**Exercise aim**
Please retype the data in full and exactly; the pictures are not part of the copy.

**Given information**
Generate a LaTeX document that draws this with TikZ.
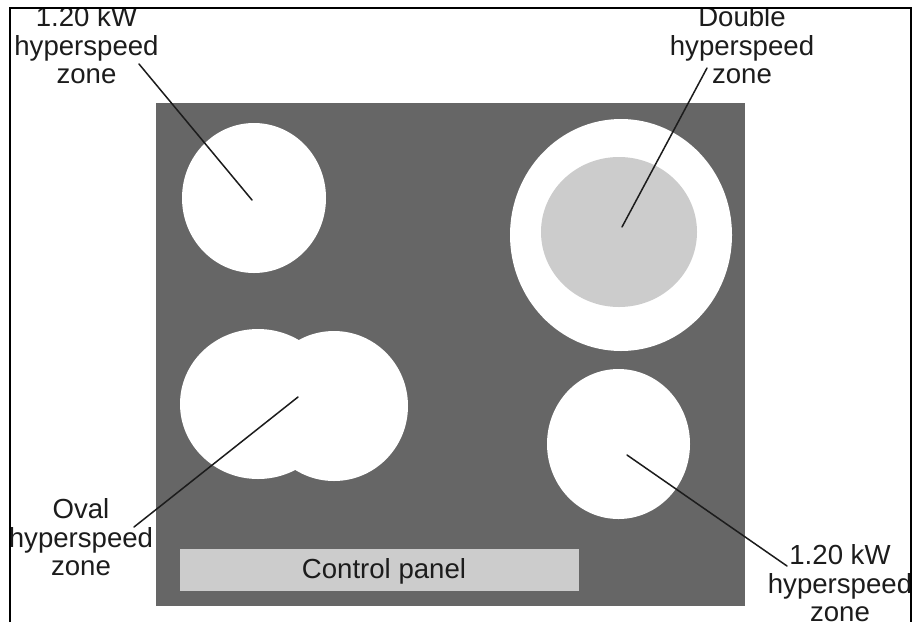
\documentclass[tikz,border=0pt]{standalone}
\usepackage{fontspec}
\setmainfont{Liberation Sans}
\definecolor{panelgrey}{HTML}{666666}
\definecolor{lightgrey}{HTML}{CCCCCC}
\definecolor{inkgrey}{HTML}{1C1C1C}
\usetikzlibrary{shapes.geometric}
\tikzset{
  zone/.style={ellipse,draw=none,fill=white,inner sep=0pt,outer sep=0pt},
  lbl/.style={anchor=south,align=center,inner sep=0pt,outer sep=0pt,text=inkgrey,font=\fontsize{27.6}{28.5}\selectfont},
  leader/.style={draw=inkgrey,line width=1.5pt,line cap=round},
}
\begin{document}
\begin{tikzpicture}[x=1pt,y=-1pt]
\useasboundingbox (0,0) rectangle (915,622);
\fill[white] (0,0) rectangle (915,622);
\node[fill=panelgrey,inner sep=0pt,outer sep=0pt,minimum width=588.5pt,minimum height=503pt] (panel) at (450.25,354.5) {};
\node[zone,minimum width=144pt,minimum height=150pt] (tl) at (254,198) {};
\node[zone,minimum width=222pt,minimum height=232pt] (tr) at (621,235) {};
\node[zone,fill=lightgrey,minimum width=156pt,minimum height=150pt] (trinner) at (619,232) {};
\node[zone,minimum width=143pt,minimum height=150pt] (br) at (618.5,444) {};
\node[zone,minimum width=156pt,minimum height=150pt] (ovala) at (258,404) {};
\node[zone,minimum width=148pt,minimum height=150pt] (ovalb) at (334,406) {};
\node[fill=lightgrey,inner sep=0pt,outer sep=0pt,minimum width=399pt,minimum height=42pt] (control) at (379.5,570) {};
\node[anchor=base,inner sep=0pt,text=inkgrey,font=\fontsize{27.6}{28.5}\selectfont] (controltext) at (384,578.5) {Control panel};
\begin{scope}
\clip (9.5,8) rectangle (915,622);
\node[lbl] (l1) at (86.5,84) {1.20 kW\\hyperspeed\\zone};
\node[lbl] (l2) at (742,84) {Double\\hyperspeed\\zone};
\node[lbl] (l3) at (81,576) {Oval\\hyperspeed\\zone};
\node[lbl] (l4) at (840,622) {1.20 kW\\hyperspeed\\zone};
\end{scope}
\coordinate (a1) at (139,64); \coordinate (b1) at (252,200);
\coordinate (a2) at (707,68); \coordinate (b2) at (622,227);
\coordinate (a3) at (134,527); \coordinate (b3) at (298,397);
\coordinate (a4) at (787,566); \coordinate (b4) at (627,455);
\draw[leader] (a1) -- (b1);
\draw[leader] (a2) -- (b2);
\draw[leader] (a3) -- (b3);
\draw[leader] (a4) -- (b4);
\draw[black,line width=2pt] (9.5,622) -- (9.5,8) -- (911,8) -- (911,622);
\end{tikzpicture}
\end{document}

**Task output**
Generate a LaTeX document that draws this with TikZ.
\documentclass[tikz,border=0pt]{standalone}
\usepackage{fontspec}
\setmainfont{Liberation Sans}
\definecolor{panelgrey}{HTML}{666666}
\definecolor{lightgrey}{HTML}{CCCCCC}
\definecolor{inkgrey}{HTML}{1C1C1C}
\usetikzlibrary{shapes.geometric}
\tikzset{
  zone/.style={ellipse,draw=none,fill=white,inner sep=0pt,outer sep=0pt},
  lbl/.style={anchor=south,align=center,inner sep=0pt,outer sep=0pt,text=inkgrey,font=\fontsize{27.6}{28.5}\selectfont},
  leader/.style={draw=inkgrey,line width=1.5pt,line cap=round},
}
\begin{document}
\begin{tikzpicture}[x=1pt,y=-1pt]
\useasboundingbox (0,0) rectangle (915,622);
\fill[white] (0,0) rectangle (915,622);
\node[fill=panelgrey,inner sep=0pt,outer sep=0pt,minimum width=588.5pt,minimum height=503pt] (panel) at (450.25,354.5) {};
\node[zone,minimum width=144pt,minimum height=150pt] (tl) at (254,198) {};
\node[zone,minimum width=222pt,minimum height=232pt] (tr) at (621,235) {};
\node[zone,fill=lightgrey,minimum width=156pt,minimum height=150pt] (trinner) at (619,232) {};
\node[zone,minimum width=143pt,minimum height=150pt] (br) at (618.5,444) {};
\node[zone,minimum width=156pt,minimum height=150pt] (ovala) at (258,404) {};
\node[zone,minimum width=148pt,minimum height=150pt] (ovalb) at (334,406) {};
\node[fill=lightgrey,inner sep=0pt,outer sep=0pt,minimum width=399pt,minimum height=42pt] (control) at (379.5,570) {};
\node[anchor=base,inner sep=0pt,text=inkgrey,font=\fontsize{27.6}{28.5}\selectfont] (controltext) at (384,578.5) {Control panel};
\begin{scope}
\clip (9.5,8) rectangle (915,622);
\node[lbl] (l1) at (86.5,84) {1.20 kW\\hyperspeed\\zone};
\node[lbl] (l2) at (742,84) {Double\\hyperspeed\\zone};
\node[lbl] (l3) at (81,576) {Oval\\hyperspeed\\zone};
\node[lbl] (l4) at (840,622) {1.20 kW\\hyperspeed\\zone};
\end{scope}
\coordinate (a1) at (139,64); \coordinate (b1) at (252,200);
\coordinate (a2) at (707,68); \coordinate (b2) at (622,227);
\coordinate (a3) at (134,527); \coordinate (b3) at (298,397);
\coordinate (a4) at (787,566); \coordinate (b4) at (627,455);
\draw[leader] (a1) -- (b1);
\draw[leader] (a2) -- (b2);
\draw[leader] (a3) -- (b3);
\draw[leader] (a4) -- (b4);
\draw[black,line width=2pt] (9.5,622) -- (9.5,8) -- (911,8) -- (911,622);
\end{tikzpicture}
\end{document}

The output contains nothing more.